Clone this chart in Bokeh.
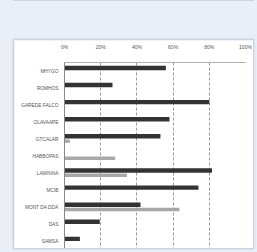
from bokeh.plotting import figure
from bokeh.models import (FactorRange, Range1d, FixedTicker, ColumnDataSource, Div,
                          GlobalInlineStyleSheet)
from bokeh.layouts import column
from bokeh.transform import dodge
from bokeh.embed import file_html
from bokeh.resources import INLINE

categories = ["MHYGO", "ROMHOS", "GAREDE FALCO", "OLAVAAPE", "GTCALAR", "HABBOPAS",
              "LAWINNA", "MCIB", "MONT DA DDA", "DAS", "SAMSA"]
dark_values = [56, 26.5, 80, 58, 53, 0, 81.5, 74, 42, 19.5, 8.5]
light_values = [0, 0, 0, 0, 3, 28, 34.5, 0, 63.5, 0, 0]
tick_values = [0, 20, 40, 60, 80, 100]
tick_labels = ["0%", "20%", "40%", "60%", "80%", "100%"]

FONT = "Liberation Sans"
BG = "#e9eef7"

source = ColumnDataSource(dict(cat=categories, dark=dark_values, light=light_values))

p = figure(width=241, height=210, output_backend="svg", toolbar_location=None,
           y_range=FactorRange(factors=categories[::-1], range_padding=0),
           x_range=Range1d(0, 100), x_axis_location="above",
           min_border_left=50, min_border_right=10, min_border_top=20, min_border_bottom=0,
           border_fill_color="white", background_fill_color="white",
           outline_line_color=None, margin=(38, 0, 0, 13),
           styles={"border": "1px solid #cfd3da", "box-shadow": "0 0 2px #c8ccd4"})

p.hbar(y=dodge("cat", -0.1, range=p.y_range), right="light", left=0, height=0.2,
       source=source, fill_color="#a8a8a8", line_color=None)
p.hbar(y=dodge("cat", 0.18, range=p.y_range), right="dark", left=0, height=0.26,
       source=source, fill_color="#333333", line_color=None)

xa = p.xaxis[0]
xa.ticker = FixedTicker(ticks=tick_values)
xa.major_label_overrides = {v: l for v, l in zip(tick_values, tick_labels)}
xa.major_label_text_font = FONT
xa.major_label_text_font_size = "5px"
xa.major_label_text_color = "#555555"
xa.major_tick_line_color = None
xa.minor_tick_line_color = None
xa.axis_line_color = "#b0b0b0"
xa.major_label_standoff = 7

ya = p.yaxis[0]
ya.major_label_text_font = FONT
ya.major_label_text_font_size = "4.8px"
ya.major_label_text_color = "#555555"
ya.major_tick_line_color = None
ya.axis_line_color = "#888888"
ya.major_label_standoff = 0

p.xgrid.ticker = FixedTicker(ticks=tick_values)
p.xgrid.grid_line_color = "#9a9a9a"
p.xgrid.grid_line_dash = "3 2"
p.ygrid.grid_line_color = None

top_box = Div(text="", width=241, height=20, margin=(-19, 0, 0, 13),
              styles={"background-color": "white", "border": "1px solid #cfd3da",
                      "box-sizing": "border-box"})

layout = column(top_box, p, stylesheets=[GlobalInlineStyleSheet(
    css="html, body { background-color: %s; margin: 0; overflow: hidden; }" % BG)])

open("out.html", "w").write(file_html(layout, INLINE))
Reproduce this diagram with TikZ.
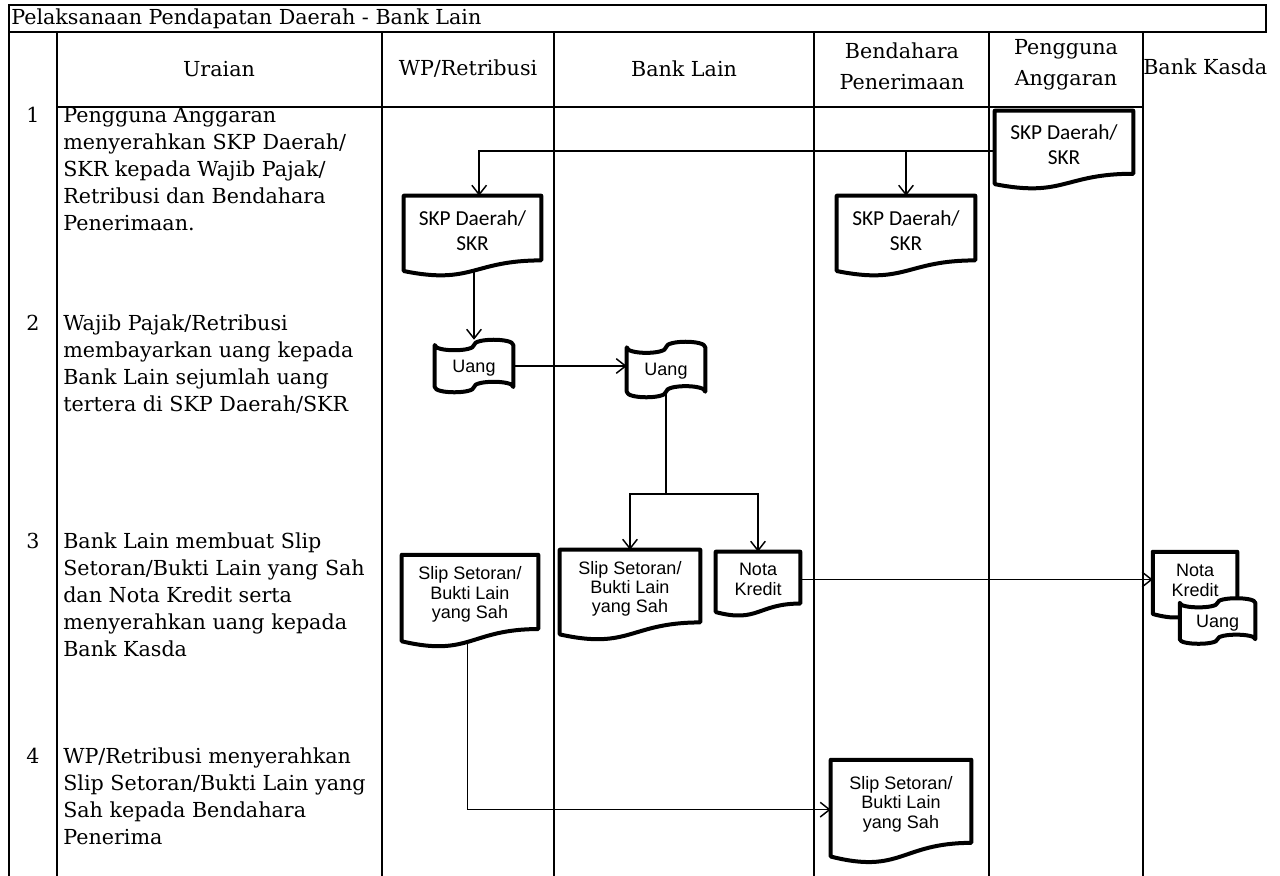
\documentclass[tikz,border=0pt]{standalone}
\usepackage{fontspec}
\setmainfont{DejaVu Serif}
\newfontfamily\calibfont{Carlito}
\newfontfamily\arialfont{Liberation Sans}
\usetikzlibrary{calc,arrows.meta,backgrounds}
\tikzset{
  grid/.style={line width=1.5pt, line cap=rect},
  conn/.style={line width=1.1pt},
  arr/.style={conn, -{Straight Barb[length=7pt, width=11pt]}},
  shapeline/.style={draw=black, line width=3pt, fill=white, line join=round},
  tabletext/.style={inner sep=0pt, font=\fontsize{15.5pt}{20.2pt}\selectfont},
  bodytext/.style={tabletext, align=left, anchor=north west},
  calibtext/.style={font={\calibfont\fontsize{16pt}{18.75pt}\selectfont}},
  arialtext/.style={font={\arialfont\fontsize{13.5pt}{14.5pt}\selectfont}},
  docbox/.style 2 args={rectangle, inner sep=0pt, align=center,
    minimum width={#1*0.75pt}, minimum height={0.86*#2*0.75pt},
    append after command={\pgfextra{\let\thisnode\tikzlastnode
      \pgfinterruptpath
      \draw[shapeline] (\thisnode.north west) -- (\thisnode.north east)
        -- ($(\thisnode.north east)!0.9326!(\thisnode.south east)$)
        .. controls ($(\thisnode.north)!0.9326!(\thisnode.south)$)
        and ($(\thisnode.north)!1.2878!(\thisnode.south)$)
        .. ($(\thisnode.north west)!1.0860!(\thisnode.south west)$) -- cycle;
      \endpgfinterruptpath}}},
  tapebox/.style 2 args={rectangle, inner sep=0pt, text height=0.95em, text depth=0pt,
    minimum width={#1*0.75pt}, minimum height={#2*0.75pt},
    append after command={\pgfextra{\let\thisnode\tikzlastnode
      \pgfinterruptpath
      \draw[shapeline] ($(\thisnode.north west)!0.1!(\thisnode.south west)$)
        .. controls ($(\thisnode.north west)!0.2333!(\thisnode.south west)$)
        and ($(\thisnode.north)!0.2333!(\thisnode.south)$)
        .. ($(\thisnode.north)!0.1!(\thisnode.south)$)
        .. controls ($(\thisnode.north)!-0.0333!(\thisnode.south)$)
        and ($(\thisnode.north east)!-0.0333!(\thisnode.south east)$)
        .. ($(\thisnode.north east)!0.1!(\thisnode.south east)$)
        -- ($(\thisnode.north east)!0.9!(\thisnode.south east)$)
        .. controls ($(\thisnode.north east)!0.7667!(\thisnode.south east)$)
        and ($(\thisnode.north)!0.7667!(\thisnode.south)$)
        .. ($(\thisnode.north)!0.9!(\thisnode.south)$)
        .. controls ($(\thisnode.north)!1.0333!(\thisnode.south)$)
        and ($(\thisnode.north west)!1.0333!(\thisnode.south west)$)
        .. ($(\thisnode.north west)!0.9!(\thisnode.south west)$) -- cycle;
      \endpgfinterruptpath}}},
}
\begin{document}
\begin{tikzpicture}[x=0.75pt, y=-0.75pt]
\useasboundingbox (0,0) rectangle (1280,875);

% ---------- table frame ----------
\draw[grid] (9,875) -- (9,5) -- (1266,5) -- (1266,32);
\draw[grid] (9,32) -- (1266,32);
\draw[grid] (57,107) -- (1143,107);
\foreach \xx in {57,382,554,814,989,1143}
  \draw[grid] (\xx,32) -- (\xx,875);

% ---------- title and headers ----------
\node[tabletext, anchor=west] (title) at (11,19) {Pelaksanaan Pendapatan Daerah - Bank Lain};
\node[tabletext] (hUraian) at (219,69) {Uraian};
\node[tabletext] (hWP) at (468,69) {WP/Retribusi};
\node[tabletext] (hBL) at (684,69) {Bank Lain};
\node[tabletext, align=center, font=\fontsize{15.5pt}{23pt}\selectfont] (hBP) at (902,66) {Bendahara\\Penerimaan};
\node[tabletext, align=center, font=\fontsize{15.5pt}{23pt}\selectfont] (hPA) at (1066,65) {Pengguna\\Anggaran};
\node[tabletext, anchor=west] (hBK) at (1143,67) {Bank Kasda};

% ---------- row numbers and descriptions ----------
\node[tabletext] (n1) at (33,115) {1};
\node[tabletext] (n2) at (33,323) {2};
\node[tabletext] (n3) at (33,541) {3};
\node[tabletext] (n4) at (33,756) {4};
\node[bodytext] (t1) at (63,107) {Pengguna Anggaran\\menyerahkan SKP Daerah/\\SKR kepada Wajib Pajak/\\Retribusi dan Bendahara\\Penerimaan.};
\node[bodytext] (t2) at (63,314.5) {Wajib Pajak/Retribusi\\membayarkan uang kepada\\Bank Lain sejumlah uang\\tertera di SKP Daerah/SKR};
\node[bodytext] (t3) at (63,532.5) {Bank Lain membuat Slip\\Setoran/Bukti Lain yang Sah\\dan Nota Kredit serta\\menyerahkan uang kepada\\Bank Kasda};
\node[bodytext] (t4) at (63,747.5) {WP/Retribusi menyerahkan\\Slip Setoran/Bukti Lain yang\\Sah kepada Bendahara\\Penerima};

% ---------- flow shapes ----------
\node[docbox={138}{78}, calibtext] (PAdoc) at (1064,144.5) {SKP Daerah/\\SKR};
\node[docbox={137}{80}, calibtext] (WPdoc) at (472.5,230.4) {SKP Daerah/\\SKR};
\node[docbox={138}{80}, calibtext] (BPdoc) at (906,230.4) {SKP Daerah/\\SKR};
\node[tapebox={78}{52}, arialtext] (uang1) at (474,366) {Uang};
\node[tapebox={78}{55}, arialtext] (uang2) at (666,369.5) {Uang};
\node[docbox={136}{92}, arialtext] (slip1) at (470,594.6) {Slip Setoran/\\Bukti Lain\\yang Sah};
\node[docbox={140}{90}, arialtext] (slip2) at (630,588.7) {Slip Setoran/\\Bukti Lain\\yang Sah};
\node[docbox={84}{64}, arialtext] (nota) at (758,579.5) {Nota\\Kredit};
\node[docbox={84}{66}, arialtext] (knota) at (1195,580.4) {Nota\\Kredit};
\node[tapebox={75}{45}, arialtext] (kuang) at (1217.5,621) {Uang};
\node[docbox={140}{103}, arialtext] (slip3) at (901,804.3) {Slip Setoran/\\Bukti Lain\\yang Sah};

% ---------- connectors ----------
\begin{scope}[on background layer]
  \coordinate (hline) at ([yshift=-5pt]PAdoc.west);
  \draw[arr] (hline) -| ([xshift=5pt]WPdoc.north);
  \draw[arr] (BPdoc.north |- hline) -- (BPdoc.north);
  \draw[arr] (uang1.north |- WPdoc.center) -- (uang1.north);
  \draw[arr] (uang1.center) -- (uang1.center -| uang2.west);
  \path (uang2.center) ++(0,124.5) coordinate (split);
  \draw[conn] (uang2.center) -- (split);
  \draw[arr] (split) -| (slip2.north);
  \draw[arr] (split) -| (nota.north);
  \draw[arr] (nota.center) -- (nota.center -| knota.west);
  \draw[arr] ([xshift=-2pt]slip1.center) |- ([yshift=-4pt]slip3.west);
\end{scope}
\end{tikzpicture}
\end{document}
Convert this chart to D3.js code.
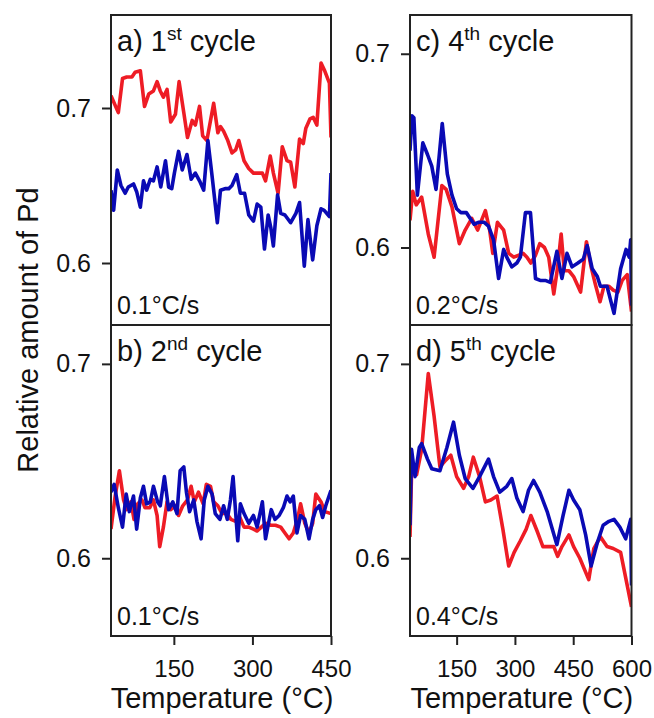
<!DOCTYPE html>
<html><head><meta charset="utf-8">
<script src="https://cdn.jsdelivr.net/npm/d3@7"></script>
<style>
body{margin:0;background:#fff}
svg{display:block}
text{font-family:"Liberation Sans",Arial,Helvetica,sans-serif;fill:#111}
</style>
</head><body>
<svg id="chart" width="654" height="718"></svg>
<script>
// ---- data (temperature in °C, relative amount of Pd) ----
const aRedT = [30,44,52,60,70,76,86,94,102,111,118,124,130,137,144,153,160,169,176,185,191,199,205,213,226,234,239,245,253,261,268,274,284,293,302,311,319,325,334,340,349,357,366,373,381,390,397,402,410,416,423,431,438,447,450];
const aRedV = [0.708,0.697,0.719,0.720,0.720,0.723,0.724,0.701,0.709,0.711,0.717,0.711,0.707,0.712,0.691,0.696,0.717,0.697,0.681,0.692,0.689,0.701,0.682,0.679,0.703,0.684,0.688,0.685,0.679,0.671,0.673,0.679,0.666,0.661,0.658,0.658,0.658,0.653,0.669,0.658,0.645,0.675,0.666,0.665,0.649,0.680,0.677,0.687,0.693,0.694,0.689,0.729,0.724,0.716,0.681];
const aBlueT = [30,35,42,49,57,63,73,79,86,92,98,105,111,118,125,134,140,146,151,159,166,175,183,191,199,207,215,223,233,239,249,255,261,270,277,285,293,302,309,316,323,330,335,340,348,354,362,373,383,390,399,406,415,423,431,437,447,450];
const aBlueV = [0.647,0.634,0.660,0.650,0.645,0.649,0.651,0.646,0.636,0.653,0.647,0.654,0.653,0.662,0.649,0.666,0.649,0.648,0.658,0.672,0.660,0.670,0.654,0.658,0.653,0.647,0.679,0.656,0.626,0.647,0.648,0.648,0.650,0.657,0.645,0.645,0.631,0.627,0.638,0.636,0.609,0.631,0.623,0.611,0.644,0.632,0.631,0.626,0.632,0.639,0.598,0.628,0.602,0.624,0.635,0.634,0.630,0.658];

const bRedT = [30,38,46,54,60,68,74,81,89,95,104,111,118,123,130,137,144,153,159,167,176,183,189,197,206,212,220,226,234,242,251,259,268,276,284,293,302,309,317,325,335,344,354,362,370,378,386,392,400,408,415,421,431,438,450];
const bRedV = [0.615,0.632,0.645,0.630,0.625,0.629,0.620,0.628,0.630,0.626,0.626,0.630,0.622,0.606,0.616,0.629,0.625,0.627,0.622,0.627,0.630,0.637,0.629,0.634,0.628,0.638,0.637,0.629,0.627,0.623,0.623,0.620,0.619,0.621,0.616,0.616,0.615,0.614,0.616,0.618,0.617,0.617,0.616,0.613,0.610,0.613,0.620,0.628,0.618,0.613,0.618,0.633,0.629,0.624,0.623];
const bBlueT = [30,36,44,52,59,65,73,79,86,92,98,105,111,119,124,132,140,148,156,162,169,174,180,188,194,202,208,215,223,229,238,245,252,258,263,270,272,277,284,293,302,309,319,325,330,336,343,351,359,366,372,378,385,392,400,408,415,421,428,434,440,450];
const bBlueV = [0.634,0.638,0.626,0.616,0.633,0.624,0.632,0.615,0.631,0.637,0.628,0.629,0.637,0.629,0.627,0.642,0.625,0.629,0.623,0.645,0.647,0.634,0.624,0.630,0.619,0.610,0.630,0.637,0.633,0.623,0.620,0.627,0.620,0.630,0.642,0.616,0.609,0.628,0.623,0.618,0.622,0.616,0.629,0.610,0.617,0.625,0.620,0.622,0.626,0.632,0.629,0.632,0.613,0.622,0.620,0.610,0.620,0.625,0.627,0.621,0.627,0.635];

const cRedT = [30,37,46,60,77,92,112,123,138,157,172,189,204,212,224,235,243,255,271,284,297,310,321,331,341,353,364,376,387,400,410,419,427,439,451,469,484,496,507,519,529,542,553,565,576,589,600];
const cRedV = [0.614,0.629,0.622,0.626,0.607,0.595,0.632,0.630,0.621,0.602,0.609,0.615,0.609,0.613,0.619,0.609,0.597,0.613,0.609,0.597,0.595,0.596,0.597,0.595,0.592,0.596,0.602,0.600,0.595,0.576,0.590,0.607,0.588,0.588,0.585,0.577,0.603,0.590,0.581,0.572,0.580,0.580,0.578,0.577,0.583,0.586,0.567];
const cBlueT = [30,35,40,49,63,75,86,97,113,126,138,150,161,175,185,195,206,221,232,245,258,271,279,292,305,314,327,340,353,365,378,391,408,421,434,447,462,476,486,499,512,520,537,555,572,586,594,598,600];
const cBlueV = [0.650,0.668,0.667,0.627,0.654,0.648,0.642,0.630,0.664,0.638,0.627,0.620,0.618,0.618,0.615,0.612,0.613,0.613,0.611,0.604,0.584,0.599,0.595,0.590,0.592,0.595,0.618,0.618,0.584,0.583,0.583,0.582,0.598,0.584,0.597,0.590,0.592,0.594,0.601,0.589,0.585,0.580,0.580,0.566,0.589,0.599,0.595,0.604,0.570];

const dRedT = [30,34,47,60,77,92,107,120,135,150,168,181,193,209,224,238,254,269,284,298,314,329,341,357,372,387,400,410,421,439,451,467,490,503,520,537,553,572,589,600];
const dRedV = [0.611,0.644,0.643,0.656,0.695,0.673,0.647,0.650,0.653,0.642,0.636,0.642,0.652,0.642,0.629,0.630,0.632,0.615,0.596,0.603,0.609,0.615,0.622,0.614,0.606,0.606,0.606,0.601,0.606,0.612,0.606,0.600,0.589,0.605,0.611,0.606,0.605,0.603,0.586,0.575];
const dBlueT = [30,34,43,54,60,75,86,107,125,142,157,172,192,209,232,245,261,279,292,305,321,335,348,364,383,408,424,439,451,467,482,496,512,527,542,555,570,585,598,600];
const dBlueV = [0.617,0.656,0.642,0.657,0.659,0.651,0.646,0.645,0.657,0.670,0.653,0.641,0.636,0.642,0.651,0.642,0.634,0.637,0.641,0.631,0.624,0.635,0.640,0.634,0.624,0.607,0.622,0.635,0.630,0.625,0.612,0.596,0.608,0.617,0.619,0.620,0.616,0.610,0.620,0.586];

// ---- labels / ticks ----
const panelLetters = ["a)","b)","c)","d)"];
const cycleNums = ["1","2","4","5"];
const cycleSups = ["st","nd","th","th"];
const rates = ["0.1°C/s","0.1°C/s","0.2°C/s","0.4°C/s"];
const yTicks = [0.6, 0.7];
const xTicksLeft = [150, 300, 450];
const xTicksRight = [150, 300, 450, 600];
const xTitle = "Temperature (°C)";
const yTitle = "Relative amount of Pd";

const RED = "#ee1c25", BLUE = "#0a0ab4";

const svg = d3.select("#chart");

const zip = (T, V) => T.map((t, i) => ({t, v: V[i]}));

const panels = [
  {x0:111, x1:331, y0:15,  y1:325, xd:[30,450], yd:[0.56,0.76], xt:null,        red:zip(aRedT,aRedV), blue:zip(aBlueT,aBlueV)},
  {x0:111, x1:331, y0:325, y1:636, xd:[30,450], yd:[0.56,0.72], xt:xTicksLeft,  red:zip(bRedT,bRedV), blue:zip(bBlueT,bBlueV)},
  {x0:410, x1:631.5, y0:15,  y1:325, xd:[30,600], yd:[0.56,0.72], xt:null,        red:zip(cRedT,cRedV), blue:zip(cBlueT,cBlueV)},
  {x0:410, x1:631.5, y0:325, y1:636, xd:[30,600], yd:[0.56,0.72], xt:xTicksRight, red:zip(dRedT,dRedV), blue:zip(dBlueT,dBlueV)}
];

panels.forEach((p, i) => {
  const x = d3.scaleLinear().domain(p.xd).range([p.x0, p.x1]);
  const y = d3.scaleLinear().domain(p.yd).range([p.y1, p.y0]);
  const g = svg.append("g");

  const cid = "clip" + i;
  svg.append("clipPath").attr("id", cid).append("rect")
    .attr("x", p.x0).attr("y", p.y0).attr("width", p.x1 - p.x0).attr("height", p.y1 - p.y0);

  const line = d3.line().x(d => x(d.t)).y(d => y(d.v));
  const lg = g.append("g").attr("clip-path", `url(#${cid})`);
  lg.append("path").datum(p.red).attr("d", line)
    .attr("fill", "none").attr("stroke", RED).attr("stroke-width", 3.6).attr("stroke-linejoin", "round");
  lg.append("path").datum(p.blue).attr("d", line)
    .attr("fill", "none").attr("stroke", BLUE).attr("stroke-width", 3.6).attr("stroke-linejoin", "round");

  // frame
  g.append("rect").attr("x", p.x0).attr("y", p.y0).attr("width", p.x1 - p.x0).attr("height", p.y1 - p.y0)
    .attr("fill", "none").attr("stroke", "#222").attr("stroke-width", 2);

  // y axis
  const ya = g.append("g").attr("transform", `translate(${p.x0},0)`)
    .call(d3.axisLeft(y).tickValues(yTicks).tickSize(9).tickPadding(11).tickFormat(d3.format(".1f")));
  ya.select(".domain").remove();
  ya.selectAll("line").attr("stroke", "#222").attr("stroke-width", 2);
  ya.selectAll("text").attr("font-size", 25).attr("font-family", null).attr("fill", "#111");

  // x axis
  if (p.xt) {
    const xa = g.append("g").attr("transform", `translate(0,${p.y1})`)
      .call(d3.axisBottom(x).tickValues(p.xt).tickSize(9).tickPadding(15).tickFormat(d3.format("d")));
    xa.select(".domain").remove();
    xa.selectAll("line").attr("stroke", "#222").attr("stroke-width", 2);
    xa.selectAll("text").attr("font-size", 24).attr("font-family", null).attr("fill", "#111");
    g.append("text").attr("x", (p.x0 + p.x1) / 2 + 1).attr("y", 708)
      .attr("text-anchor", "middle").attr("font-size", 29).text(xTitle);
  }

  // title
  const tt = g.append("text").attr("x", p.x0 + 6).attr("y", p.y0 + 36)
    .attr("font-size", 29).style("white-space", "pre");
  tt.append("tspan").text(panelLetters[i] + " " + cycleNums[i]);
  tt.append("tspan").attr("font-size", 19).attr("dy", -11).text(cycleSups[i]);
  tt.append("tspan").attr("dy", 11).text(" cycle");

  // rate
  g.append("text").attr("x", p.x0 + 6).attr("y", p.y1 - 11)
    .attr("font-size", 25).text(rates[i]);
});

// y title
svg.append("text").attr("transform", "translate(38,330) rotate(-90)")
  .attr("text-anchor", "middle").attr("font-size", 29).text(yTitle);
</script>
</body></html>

-------

# [Exercise requirements]
Starting with the first line of the data above and ending with the line containing "p.ygrid.grid_line_color = None", please restate every line exactly, leaving images out.

# [Complete output]
Clone this chart in Bokeh.
from bokeh.plotting import figure
from bokeh.models import (FactorRange, Range1d, FixedTicker, ColumnDataSource, Div,
                          GlobalInlineStyleSheet)
from bokeh.layouts import column
from bokeh.transform import dodge
from bokeh.embed import file_html
from bokeh.resources import INLINE

categories = ["MHYGO", "ROMHOS", "GAREDE FALCO", "OLAVAAPE", "GTCALAR", "HABBOPAS",
              "LAWINNA", "MCIB", "MONT DA DDA", "DAS", "SAMSA"]
dark_values = [56, 26.5, 80, 58, 53, 0, 81.5, 74, 42, 19.5, 8.5]
light_values = [0, 0, 0, 0, 3, 28, 34.5, 0, 63.5, 0, 0]
tick_values = [0, 20, 40, 60, 80, 100]
tick_labels = ["0%", "20%", "40%", "60%", "80%", "100%"]

FONT = "Liberation Sans"
BG = "#e9eef7"

source = ColumnDataSource(dict(cat=categories, dark=dark_values, light=light_values))

p = figure(width=241, height=210, output_backend="svg", toolbar_location=None,
           y_range=FactorRange(factors=categories[::-1], range_padding=0),
           x_range=Range1d(0, 100), x_axis_location="above",
           min_border_left=50, min_border_right=10, min_border_top=20, min_border_bottom=0,
           border_fill_color="white", background_fill_color="white",
           outline_line_color=None, margin=(38, 0, 0, 13),
           styles={"border": "1px solid #cfd3da", "box-shadow": "0 0 2px #c8ccd4"})

p.hbar(y=dodge("cat", -0.1, range=p.y_range), right="light", left=0, height=0.2,
       source=source, fill_color="#a8a8a8", line_color=None)
p.hbar(y=dodge("cat", 0.18, range=p.y_range), right="dark", left=0, height=0.26,
       source=source, fill_color="#333333", line_color=None)

xa = p.xaxis[0]
xa.ticker = FixedTicker(ticks=tick_values)
xa.major_label_overrides = {v: l for v, l in zip(tick_values, tick_labels)}
xa.major_label_text_font = FONT
xa.major_label_text_font_size = "5px"
xa.major_label_text_color = "#555555"
xa.major_tick_line_color = None
xa.minor_tick_line_color = None
xa.axis_line_color = "#b0b0b0"
xa.major_label_standoff = 7

ya = p.yaxis[0]
ya.major_label_text_font = FONT
ya.major_label_text_font_size = "4.8px"
ya.major_label_text_color = "#555555"
ya.major_tick_line_color = None
ya.axis_line_color = "#888888"
ya.major_label_standoff = 0

p.xgrid.ticker = FixedTicker(ticks=tick_values)
p.xgrid.grid_line_color = "#9a9a9a"
p.xgrid.grid_line_dash = "3 2"
p.ygrid.grid_line_color = None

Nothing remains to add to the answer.